Forester and Senator for Tasmania
Mike Leonard (bio)
Brian commenced studies at the VSF in 1954, following both his father and an uncle as students at the school. Brian's father Kingsley (Ken) entered the VSF in 1929, subsequently being based at Bendigo, Forrest, Nathalia, Erica, Stawell, Daylesford (as DFO), Delatite, Mansfield (as DFO), Bairnsdale (as Asst. Div. For), and Traralgon (as Asst. Div. For.). Brian’s Uncle, Colin, entered the VSF in 1931, and he died during WW2.
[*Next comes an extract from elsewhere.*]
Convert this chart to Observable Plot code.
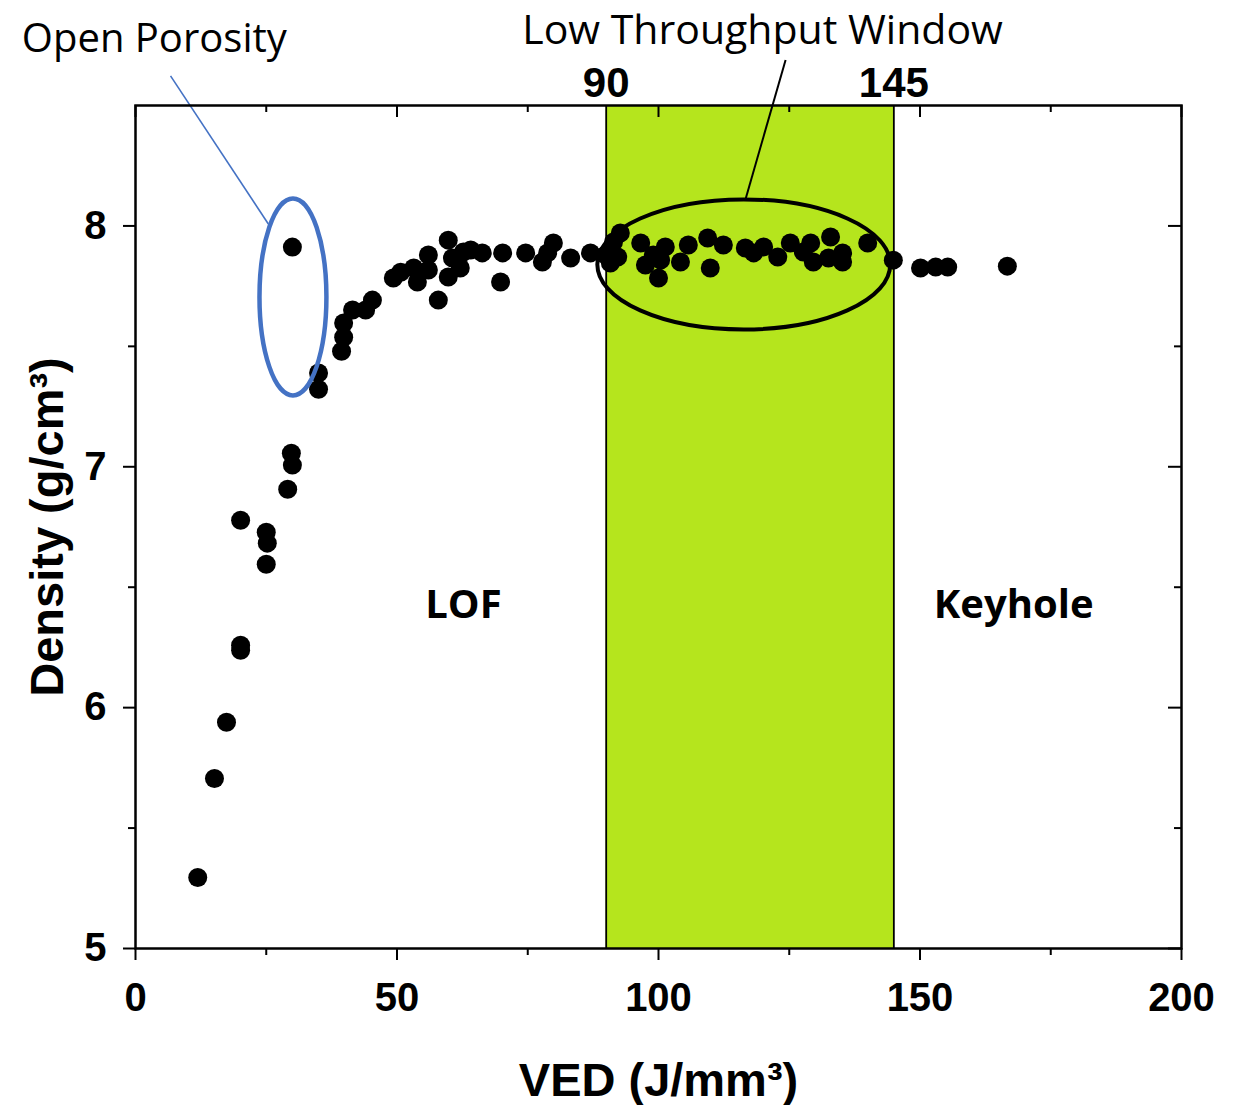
<!DOCTYPE html>
<html>
<head>
<meta charset="utf-8">
<script src="https://cdn.jsdelivr.net/npm/d3@7"></script>
<script src="https://cdn.jsdelivr.net/npm/@observablehq/plot@0.6"></script>
<style>
  html, body { margin: 0; padding: 0; background: #fff; }
  #chart svg { display: block; overflow: visible; }
</style>
</head>
<body>
<div id="chart"></div>
<script>
// VED (J/mm^3) and density (g/cm^3)
const ved = [11.9, 15.1, 17.4, 20.1, 20.1, 20.1, 25.0, 25.2, 25.0, 29.1, 29.8, 30.0, 30.0,
  35.0, 35.0, 39.4, 39.8, 39.8, 41.5, 44.0, 45.3, 49.3, 50.7, 53.2, 53.9, 56.0, 56.0, 57.9,
  59.8, 60.6, 59.8, 62.1, 62.7, 64.1, 66.3, 70.2, 69.8, 74.6, 77.8, 79.9, 78.8, 83.2, 87.0,
  89.9, 90.8, 91.4, 92.7, 92.2, 96.6, 97.5, 99.0, 100.0, 101.3, 100.4, 104.2, 105.7, 109.4,
  109.9, 112.4, 116.6, 118.2, 120.1, 122.8, 125.2, 127.7, 129.1, 129.6, 132.9, 132.5, 135.2,
  135.2, 140.0, 144.9, 150.1, 153.0, 155.3, 166.7];
const density = [5.295, 5.706, 5.939, 6.259, 6.238, 6.778, 6.728, 6.683, 6.595, 6.907, 7.056, 7.007, 7.912,
  7.389, 7.322, 7.480, 7.538, 7.597, 7.651, 7.651, 7.692, 7.784, 7.808, 7.825, 7.767, 7.879, 7.817, 7.692,
  7.941, 7.867, 7.788, 7.825, 7.892, 7.900, 7.888, 7.888, 7.767, 7.888, 7.850, 7.929, 7.888, 7.867, 7.888,
  7.879, 7.846, 7.933, 7.971, 7.871, 7.929, 7.838, 7.879, 7.784, 7.913, 7.858, 7.850, 7.921, 7.950,
  7.825, 7.921, 7.908, 7.888, 7.913, 7.871, 7.929, 7.892, 7.929, 7.850, 7.954, 7.867, 7.888,
  7.850, 7.929, 7.858, 7.825, 7.829, 7.829, 7.833];

const xMajor = [0, 50, 100, 150, 200];
const xMinor = [25, 75, 125, 175];
const yMajor = [5, 6, 7, 8];
const yMinor = [5.5, 6.5, 7.5];
const windowBounds = [90, 145];
const windowLabels = ["90", "145"];
const regionLabels = ["LOF", "Keyhole"];
const regionX = [62.7, 167.9];
const regionY = 6.425;

// annotation ellipses: centre and half-axes in data units
const ellipses = [
  {cx: 30.2, cy: 7.703, rx: 6.4, ry: 0.409, stroke: "#4472C4", width: 4.5},
  {cx: 116.4, cy: 7.838, rx: 28.0, ry: 0.27, stroke: "#000", width: 4}
];
const leaders = [
  {x1: 6.7, y1: 8.623, x2: 25.4, y2: 8.008, stroke: "#4472C4", width: 1.6},
  {x1: 124.3, y1: 8.689, x2: 116.6, y2: 8.108, stroke: "#000", width: 2}
];
const notes = [
  {text: "Open Porosity", x: 3.6, y: 8.723, size: 40},
  {text: "Low Throughput Window", x: 119.9, y: 8.756, size: 41}
];

const points = ved.map((v, i) => ({v, d: density[i]}));
const plotH = 1105 - 105 - 157;
const plotW = 1238 - 135 - 57;

function ellipseMark(e) {
  return (index, scales) => {
    const ns = "http://www.w3.org/2000/svg";
    const el = document.createElementNS(ns, "ellipse");
    const cx = scales.x(e.cx), cy = scales.y(e.cy);
    el.setAttribute("cx", cx);
    el.setAttribute("cy", cy);
    el.setAttribute("rx", Math.abs(scales.x(e.cx + e.rx) - cx));
    el.setAttribute("ry", Math.abs(scales.y(e.cy + e.ry) - cy));
    el.setAttribute("fill", "none");
    el.setAttribute("stroke", e.stroke);
    el.setAttribute("stroke-width", e.width);
    return el;
  };
}

const bold = "Liberation Sans, Arial, sans-serif";
const sans = "Open Sans, Lato, sans-serif";

const chart = Plot.plot({
  width: 1238,
  height: 1105,
  marginLeft: 135,
  marginRight: 57,
  marginTop: 105,
  marginBottom: 157,
  x: {domain: [0, 200]},
  y: {domain: [5, 8.5]},
  style: {fontFamily: bold, background: "white", color: "black", overflow: "visible"},
  marks: [
    Plot.rect([windowBounds], {x1: d => d[0], x2: d => d[1], y1: 5, y2: 8.5, fill: "#b5e51d"}),
    Plot.ruleX(windowBounds, {x: d => d, y1: 5, y2: 8.5, stroke: "black", strokeWidth: 1.8}),
    Plot.dot(points, {x: "v", y: "d", r: 9.5, fill: "black", stroke: "none"}),
    ...ellipses.map(ellipseMark),
    Plot.link(leaders, {x1: "x1", y1: "y1", x2: "x2", y2: "y2", stroke: "stroke", strokeWidth: "width"}),
    Plot.frame({stroke: "black", strokeWidth: 2.5}),
    // inward ticks on top and right
    Plot.tickX(xMajor, {x: d => d, insetBottom: plotH - 12, stroke: "black", strokeWidth: 2}),
    Plot.tickX(xMinor, {x: d => d, insetBottom: plotH - 7, stroke: "black", strokeWidth: 2}),
    Plot.tickY(yMajor, {y: d => d, insetLeft: plotW - 13, stroke: "black", strokeWidth: 2}),
    Plot.tickY(yMinor, {y: d => d, insetLeft: plotW - 7, stroke: "black", strokeWidth: 2}),
    // outward axes
    Plot.axisX({ticks: xMajor, tickSize: 12, tickPadding: 22, strokeWidth: 2, fontSize: 40, fontWeight: "bold", label: null, tickFormat: d => String(d)}),
    Plot.axisX({ticks: xMinor, tickSize: 7, strokeWidth: 2, label: null, tickFormat: () => ""}),
    Plot.axisY({ticks: yMajor, tickSize: 12, tickPadding: 17, strokeWidth: 2, fontSize: 40, fontWeight: "bold", label: null, tickFormat: d => String(d)}),
    Plot.axisY({ticks: yMinor, tickSize: 7, strokeWidth: 2, label: null, tickFormat: () => ""}),
    // axis titles
    Plot.text(["VED (J/mm³)"], {frameAnchor: "bottom", lineAnchor: "bottom", dy: 147, fontSize: 47, fontWeight: "bold", fontFamily: bold}),
    Plot.text(["Density (g/cm³)"], {frameAnchor: "left", textAnchor: "middle", lineAnchor: "bottom", rotate: -90, dx: -73, fontSize: 47, fontWeight: "bold", fontFamily: bold}),
    // window limits
    Plot.text(windowBounds, {x: d => d, y: 8.5, text: (d, i) => windowLabels[i], lineAnchor: "bottom", dy: -9, fontSize: 42, fontWeight: "bold", fontFamily: bold}),
    // region labels
    Plot.text(regionLabels, {x: (d, i) => regionX[i], y: regionY, text: d => d, fontSize: 40, fontWeight: "bold", fontFamily: sans}),
    // annotation labels
    Plot.text(notes, {x: "x", y: "y", text: "text", lineAnchor: "bottom", fontSize: "size", fontFamily: sans})
  ]
});
document.getElementById("chart").appendChild(chart);
</script>
</body>
</html>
Following his VSF studies Brian worked with the Forests Commission until 1972, graduating with a BScFor from Melbourne University in 1961, and with a BA in 1967. His FCV postings included the Assessment Branch, Erica, Beechworth (in 1964), and Education and Research where he first worked as a Biometrician, and then as a Senior Research Scientist.
In 1972 he joined FAO where he worked as a Forest Economist. In 1973 he joined Australian Newsprint Mills Ltd, Tasmania as Manager - Forests and Wood Supply. He then held various senior positions, becoming Managing Director from 1983-89, and was subsequently a Director until 1993. He held the position of Chair of the Hydro-Electric Commission of Tasmania from 1989-93, and was President of the National Association of Forest Industries from 1987-91.
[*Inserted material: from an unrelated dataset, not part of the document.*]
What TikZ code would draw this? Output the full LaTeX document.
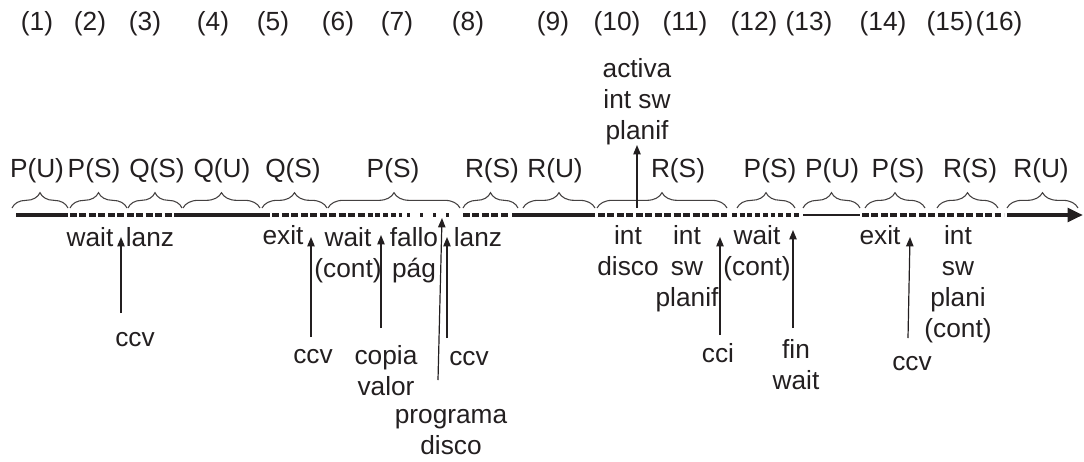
\documentclass[tikz,border=0pt]{standalone}
\usepackage{fontspec}
\setmainfont{Liberation Sans}
\usetikzlibrary{decorations.pathreplacing,arrows.meta}
\definecolor{ink}{RGB}{35,31,32}
\begin{document}
\begin{tikzpicture}[x=0.75pt,y=-0.75pt,
  every node/.style={inner sep=0pt, text=ink, font=\fontsize{19.7}{23.25}\selectfont},
  % base of a multi-line label is the baseline of its last line
  lbl/.style={anchor=base, align=center},
  brc/.style={draw=ink!85, line width=0.8pt, decorate, decoration={brace, amplitude=11.5pt}},
  evt/.style={draw=ink, line width=0.9pt, -{Triangle[length=7pt,width=5.5pt]}},
  usr/.style={draw=ink, line width=3pt},
  thinusr/.style={draw=ink, line width=1.6pt},
  sys/.style={draw=ink, line width=3pt, dash pattern=on 5.2pt off 1.9pt},
  sysb/.style={draw=ink, line width=3pt, dash pattern=on 3.6pt off 2.2pt},
  waitseg/.style={draw=ink, line width=3pt, dash pattern=on 2.2pt off 7.6pt},
]
\useasboundingbox (0,0) rectangle (1084,461);

% interval numbers
\foreach \n/\x in {1/37,2/90,3/145,4/213,5/273,6/338,7/397,8/468,9/553,10/617,11/685,12/754,13/809,14/883,15/950,16/999}
  \node[lbl] (num\n) at (\x,30) {(\n)};

% process and mode of each interval
\foreach \i/\x/\t in {1/37/P(U),2/94/P(S),3/157/Q(S),4/222/Q(U),5/293/Q(S),6/393/P(S),7/492/R(S),8/555/R(U),9/678/R(S),10/770/P(S),11/832/P(U),12/898/P(S),13/970/R(S),14/1041/R(U)}
  \node[lbl] (st\i) at (\x,177) {\t};

% braces grouping the intervals
\foreach \a/\b in {12/68,70/127,128/182,183/260,262/327,328/460,463/518,523/595,597/727,737/795,803/860,865/925,937/998,1007/1078}
  \draw[brc] (\a,208) -- (\b,208);

% time line: solid = user mode, dashed = kernel mode, dotted = waiting
\coordinate (t0) at (16,215);
\coordinate (t1) at (68,215);
\coordinate (t2) at (70,215);
\coordinate (t3) at (176,215);
\coordinate (t4) at (263,215);
\coordinate (t5) at (360,215);
\coordinate (t6) at (402,215);
\coordinate (t7) at (407,215);
\coordinate (t8) at (455,215);
\coordinate (t9) at (463,215);
\coordinate (t10) at (510,215);
\coordinate (t11) at (512,215);
\coordinate (t12) at (595,215);
\coordinate (t13) at (598,215);
\coordinate (t14) at (727,215);
\coordinate (t15) at (732,215);
\coordinate (t16) at (801,215);
\coordinate (t17) at (803,215);
\coordinate (t18) at (860,215);
\coordinate (t19) at (862,215);
\coordinate (t20) at (1004,215);
\coordinate (t21) at (1007,215);
\coordinate (t22) at (1083,215);
\path[usr] (t0) -- (t1);
\path[sys] (t2) -- (t3);
\path[usr] (t3) -- (t4);
\path[sys] (t4) -- (t5);
\path[sysb] (t5) -- (t6);
\path[waitseg] (t7) -- (t8);
\path[sys] (t9) -- (t10);
\path[usr] (t11) -- (t12);
\path[sys] (t13) -- (t14);
\path[sysb] (t15) -- (t16);
\path[thinusr] (t17) -- (t18);
\path[sys] (t19) -- (t20);
\path[usr, -{Triangle[length=11.5pt,width=10pt]}] (t21) -- (t22);

% events above the line
\node[lbl] (activa) at (637,139) {activa\\int sw\\planif};
\coordinate (activaFrom) at (637,208);
\coordinate (activaTo) at (637,145);
\draw[evt] (activaFrom) -- (activaTo);

% events below the line
\node[lbl] (wait1) at (90,246) {wait};
\node[lbl] (lanz1) at (150,246) {lanz};
\node[lbl] (ccv1) at (135,346) {ccv};
\coordinate (ccv1From) at (121,313);
\coordinate (ccv1To) at (121,237);
\draw[evt] (ccv1From) -- (ccv1To);

\node[lbl] (exit1) at (283,244) {exit};
\node[lbl] (ccv2) at (313,363) {ccv};
\coordinate (ccv2From) at (311,337);
\coordinate (ccv2To) at (311,237);
\draw[evt] (ccv2From) -- (ccv2To);

\node[lbl] (waitc1) at (348,277) {wait\\(cont)};
\node[lbl] (copia) at (386,395) {copia\\valor};
\coordinate (copiaFrom) at (381,328);
\coordinate (copiaTo) at (381,235);
\draw[evt] (copiaFrom) -- (copiaTo);

\node[lbl] (fallo) at (414,277) {fallo\\pág};
\node[lbl] (prog) at (451,454) {programa\\disco};
\coordinate (progFrom) at (438,380);
\coordinate (progTo) at (442,218);
\draw[evt] (progFrom) -- (progTo);

\node[lbl] (lanz2) at (478,246) {lanz};
\node[lbl] (ccv3) at (469,365) {ccv};
\coordinate (ccv3From) at (447,338);
\coordinate (ccv3To) at (447,237);
\draw[evt] (ccv3From) -- (ccv3To);

\node[lbl] (intdisco) at (628,275) {int\\disco};
\node[lbl] (intsw) at (687,306) {int\\sw\\planif};
\node[lbl] (cci) at (718,362) {cci};
\coordinate (cciFrom) at (720,335);
\coordinate (cciTo) at (720,237);
\draw[evt] (cciFrom) -- (cciTo);

\node[lbl] (waitc2) at (757,275) {wait\\(cont)};
\node[lbl] (finwait) at (796,389) {fin\\wait};
\coordinate (finFrom) at (793,328);
\coordinate (finTo) at (793,230);
\draw[evt] (finFrom) -- (finTo);

\node[lbl] (exit2) at (880,244) {exit};
\node[lbl] (ccv4) at (912,370) {ccv};
\coordinate (ccv4From) at (908,338);
\coordinate (ccv4To) at (910,237);
\draw[evt] (ccv4From) -- (ccv4To);

\node[lbl] (intswc) at (958,337) {int\\sw\\plani\\(cont)};
\end{tikzpicture}
\end{document}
A member of the Liberal Party, Brian was elected to the Australian Senate in 1993 representing Tasmania (he was the first, and only, graduate of the VSF to be elected to Federal Parliament).
Brian subsequently served as Parliamentary Secretary to the Treasurer, losing the portfolio in October 1996. He was re-elected in 1998 but resigned from Parliament in 2002.
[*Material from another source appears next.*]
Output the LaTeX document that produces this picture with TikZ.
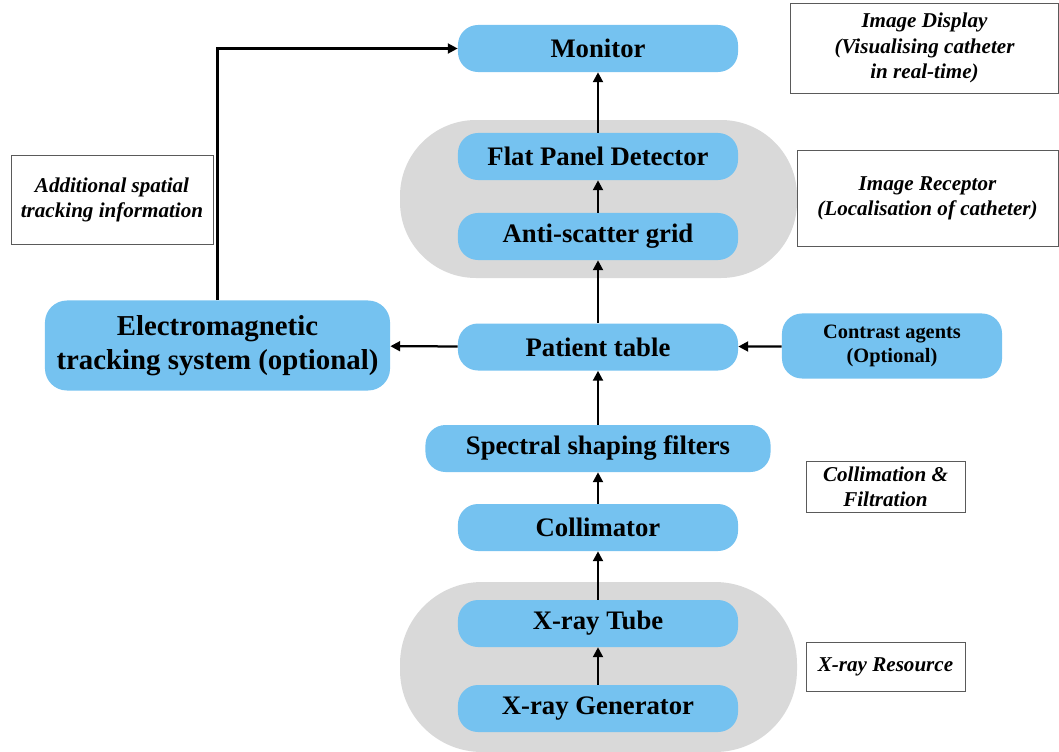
\documentclass[tikz,border=0pt]{standalone}
\usepackage{fontspec}
\setmainfont{Liberation Serif}
\usetikzlibrary{positioning,arrows.meta}
\definecolor{boxblue}{RGB}{117,194,240}
\definecolor{groupgray}{RGB}{217,217,217}
\definecolor{framegray}{RGB}{90,90,90}

\begin{document}
\begin{tikzpicture}[x=0.025cm,y=-0.025cm,
    unit/.style={fill=boxblue,rounded corners=0.5cm,minimum width=7cm,minimum height=1.175cm,
      font=\bfseries\fontsize{19}{22}\selectfont,inner sep=2pt},
    sidenote/.style={draw=framegray,line width=0.6pt,fill=white,align=center,
      font=\bfseries\itshape\fontsize{15}{18}\selectfont,inner sep=2pt},
    flow/.style={line width=1.6pt,-{Triangle[length=7pt,width=7pt]}}]
    \useasboundingbox (0,0) rectangle (1059,751);
    % grey groups
    \fill[groupgray,rounded corners=1.9cm] (400,120) rectangle (797,278);
    \fill[groupgray,rounded corners=2.05cm] (400,582) rectangle (797,752);
    % main chain
    \node[unit] (monitor) at (598,48.5) {Monitor};
    \node[unit] (detector) at (598,156.5) {Flat Panel Detector};
    \node[unit] (grid) at (598,236.5) {Anti-scatter grid};
    \node[unit] (table) at (598,347) {Patient table};
    \node[unit,minimum width=8.625cm] (filters) at (598,448.5) {Spectral shaping filters};
    \node[unit] (collimator) at (598,527.5) {Collimator};
    \node[unit] (tube) at (598,623.5) {X-ray Tube};
    \node[unit] (generator) at (598,708.5) {X-ray Generator};
    % side units
    \node[unit,minimum width=8.625cm,minimum height=2.25cm,align=center,rounded corners=0.55cm,
      font=\bfseries\fontsize{20.5}{24}\selectfont] (tracking) at (217.5,345.5)
      {Electromagnetic\\tracking system (optional)};
    \node[unit,minimum width=5.5cm,minimum height=1.625cm,align=center,
      font=\bfseries\fontsize{14.5}{16.5}\selectfont] (contrast) at (892,346)
      {Contrast agents\\(Optional)};
    % notes
    \node[sidenote,minimum width=6.7cm,minimum height=2.25cm] (display) at (924.5,48)
      {Image Display\\(Visualising catheter\\in real-time)};
    \node[sidenote,minimum width=6.525cm,minimum height=2.4cm] (receptor) at (927.5,198)
      {Image Receptor\\(Localisation of catheter)};
    \node[sidenote,minimum width=5.05cm,minimum height=2.225cm] (extra) at (112,200)
      {Additional spatial\\tracking information};
    \node[sidenote,minimum width=3.975cm,minimum height=1.275cm] (collnote) at (885.5,487)
      {Collimation \&\\Filtration};
    \node[sidenote,minimum width=3.975cm,minimum height=1.225cm] (source) at (885.5,667)
      {X-ray Resource};
    % arrows
    \draw[flow] (generator) -- (tube);
    \draw[flow] (tube) -- (collimator);
    \draw[flow] (collimator) -- (filters);
    \draw[flow] (filters) -- (table);
    \draw[flow] (table) -- (grid);
    \draw[flow] (grid) -- (detector);
    \draw[flow] (detector) -- (monitor);
    \draw[flow] (table) -- (tracking);
    \draw[flow] (contrast) -- (table);
    \draw[flow] (tracking.north) |- (monitor.west);
\end{tikzpicture}
\end{document}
Other roles Brian filled included that of Board member of Concept Systems, a payroll and human resource management company, Director of the Tasmanian Advisory Board of the AMP Society, Australian Government nominated director to the Board of the Australian Stem Cell Centre, and Director of the Australian National Maritime Museum.
In June 1988 he was made a Member of the Order of Australia, and he received the Centenary Medal in 2000.